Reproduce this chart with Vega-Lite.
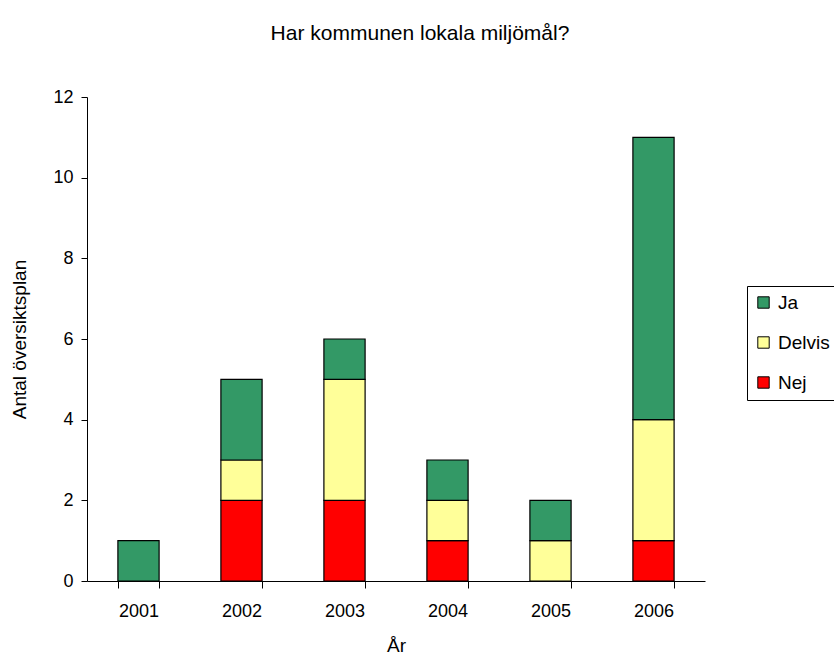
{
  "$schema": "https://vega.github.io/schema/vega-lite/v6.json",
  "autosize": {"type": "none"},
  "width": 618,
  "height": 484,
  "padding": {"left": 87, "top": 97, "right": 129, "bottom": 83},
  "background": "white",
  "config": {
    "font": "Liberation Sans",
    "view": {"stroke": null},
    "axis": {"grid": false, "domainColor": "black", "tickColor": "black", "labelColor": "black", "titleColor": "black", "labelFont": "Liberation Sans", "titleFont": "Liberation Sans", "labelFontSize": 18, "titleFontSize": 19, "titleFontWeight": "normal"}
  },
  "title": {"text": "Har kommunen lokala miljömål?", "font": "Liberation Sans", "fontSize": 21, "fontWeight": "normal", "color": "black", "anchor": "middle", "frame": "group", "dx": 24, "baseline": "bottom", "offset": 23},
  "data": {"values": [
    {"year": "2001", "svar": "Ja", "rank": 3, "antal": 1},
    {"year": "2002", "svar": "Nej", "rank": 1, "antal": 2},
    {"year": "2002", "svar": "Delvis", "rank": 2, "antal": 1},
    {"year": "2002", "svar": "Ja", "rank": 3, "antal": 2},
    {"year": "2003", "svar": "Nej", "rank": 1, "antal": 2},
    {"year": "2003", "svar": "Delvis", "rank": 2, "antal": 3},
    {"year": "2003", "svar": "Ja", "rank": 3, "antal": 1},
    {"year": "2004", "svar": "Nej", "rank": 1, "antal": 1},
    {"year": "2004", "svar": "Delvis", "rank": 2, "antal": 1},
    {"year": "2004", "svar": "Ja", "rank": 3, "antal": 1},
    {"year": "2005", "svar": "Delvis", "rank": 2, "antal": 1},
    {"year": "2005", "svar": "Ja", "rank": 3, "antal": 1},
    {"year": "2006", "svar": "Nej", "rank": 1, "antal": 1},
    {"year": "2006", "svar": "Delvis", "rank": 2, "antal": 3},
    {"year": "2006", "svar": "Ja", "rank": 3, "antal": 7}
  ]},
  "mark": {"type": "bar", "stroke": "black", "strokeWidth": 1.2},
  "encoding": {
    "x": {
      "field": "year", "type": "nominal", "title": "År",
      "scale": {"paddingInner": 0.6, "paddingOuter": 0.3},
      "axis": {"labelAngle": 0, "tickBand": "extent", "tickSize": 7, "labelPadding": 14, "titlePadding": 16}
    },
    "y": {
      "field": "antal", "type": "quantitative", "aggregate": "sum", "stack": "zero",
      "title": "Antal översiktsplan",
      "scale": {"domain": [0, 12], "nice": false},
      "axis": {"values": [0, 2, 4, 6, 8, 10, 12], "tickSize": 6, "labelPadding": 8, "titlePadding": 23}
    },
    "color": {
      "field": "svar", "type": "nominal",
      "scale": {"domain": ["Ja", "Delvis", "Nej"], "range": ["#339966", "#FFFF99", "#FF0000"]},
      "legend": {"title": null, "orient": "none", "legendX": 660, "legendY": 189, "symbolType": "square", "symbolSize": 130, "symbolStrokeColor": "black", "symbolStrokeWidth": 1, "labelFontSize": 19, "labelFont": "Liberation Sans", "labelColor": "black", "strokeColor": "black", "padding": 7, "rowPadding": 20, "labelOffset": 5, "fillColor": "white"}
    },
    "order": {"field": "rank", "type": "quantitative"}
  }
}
....
Leave out the pictures and give the listing above again exactly.

Reproduce this chart with Vega-Lite.
{
  "$schema": "https://vega.github.io/schema/vega-lite/v6.json",
  "autosize": {"type": "none"},
  "width": 618,
  "height": 484,
  "padding": {"left": 87, "top": 97, "right": 129, "bottom": 83},
  "background": "white",
  "config": {
    "font": "Liberation Sans",
    "view": {"stroke": null},
    "axis": {"grid": false, "domainColor": "black", "tickColor": "black", "labelColor": "black", "titleColor": "black", "labelFont": "Liberation Sans", "titleFont": "Liberation Sans", "labelFontSize": 18, "titleFontSize": 19, "titleFontWeight": "normal"}
  },
  "title": {"text": "Har kommunen lokala miljömål?", "font": "Liberation Sans", "fontSize": 21, "fontWeight": "normal", "color": "black", "anchor": "middle", "frame": "group", "dx": 24, "baseline": "bottom", "offset": 23},
  "data": {"values": [
    {"year": "2001", "svar": "Ja", "rank": 3, "antal": 1},
    {"year": "2002", "svar": "Nej", "rank": 1, "antal": 2},
    {"year": "2002", "svar": "Delvis", "rank": 2, "antal": 1},
    {"year": "2002", "svar": "Ja", "rank": 3, "antal": 2},
    {"year": "2003", "svar": "Nej", "rank": 1, "antal": 2},
    {"year": "2003", "svar": "Delvis", "rank": 2, "antal": 3},
    {"year": "2003", "svar": "Ja", "rank": 3, "antal": 1},
    {"year": "2004", "svar": "Nej", "rank": 1, "antal": 1},
    {"year": "2004", "svar": "Delvis", "rank": 2, "antal": 1},
    {"year": "2004", "svar": "Ja", "rank": 3, "antal": 1},
    {"year": "2005", "svar": "Delvis", "rank": 2, "antal": 1},
    {"year": "2005", "svar": "Ja", "rank": 3, "antal": 1},
    {"year": "2006", "svar": "Nej", "rank": 1, "antal": 1},
    {"year": "2006", "svar": "Delvis", "rank": 2, "antal": 3},
    {"year": "2006", "svar": "Ja", "rank": 3, "antal": 7}
  ]},
  "mark": {"type": "bar", "stroke": "black", "strokeWidth": 1.2},
  "encoding": {
    "x": {
      "field": "year", "type": "nominal", "title": "År",
      "scale": {"paddingInner": 0.6, "paddingOuter": 0.3},
      "axis": {"labelAngle": 0, "tickBand": "extent", "tickSize": 7, "labelPadding": 14, "titlePadding": 16}
    },
    "y": {
      "field": "antal", "type": "quantitative", "aggregate": "sum", "stack": "zero",
      "title": "Antal översiktsplan",
      "scale": {"domain": [0, 12], "nice": false},
      "axis": {"values": [0, 2, 4, 6, 8, 10, 12], "tickSize": 6, "labelPadding": 8, "titlePadding": 23}
    },
    "color": {
      "field": "svar", "type": "nominal",
      "scale": {"domain": ["Ja", "Delvis", "Nej"], "range": ["#339966", "#FFFF99", "#FF0000"]},
      "legend": {"title": null, "orient": "none", "legendX": 660, "legendY": 189, "symbolType": "square", "symbolSize": 130, "symbolStrokeColor": "black", "symbolStrokeWidth": 1, "labelFontSize": 19, "labelFont": "Liberation Sans", "labelColor": "black", "strokeColor": "black", "padding": 7, "rowPadding": 20, "labelOffset": 5, "fillColor": "white"}
    },
    "order": {"field": "rank", "type": "quantitative"}
  }
}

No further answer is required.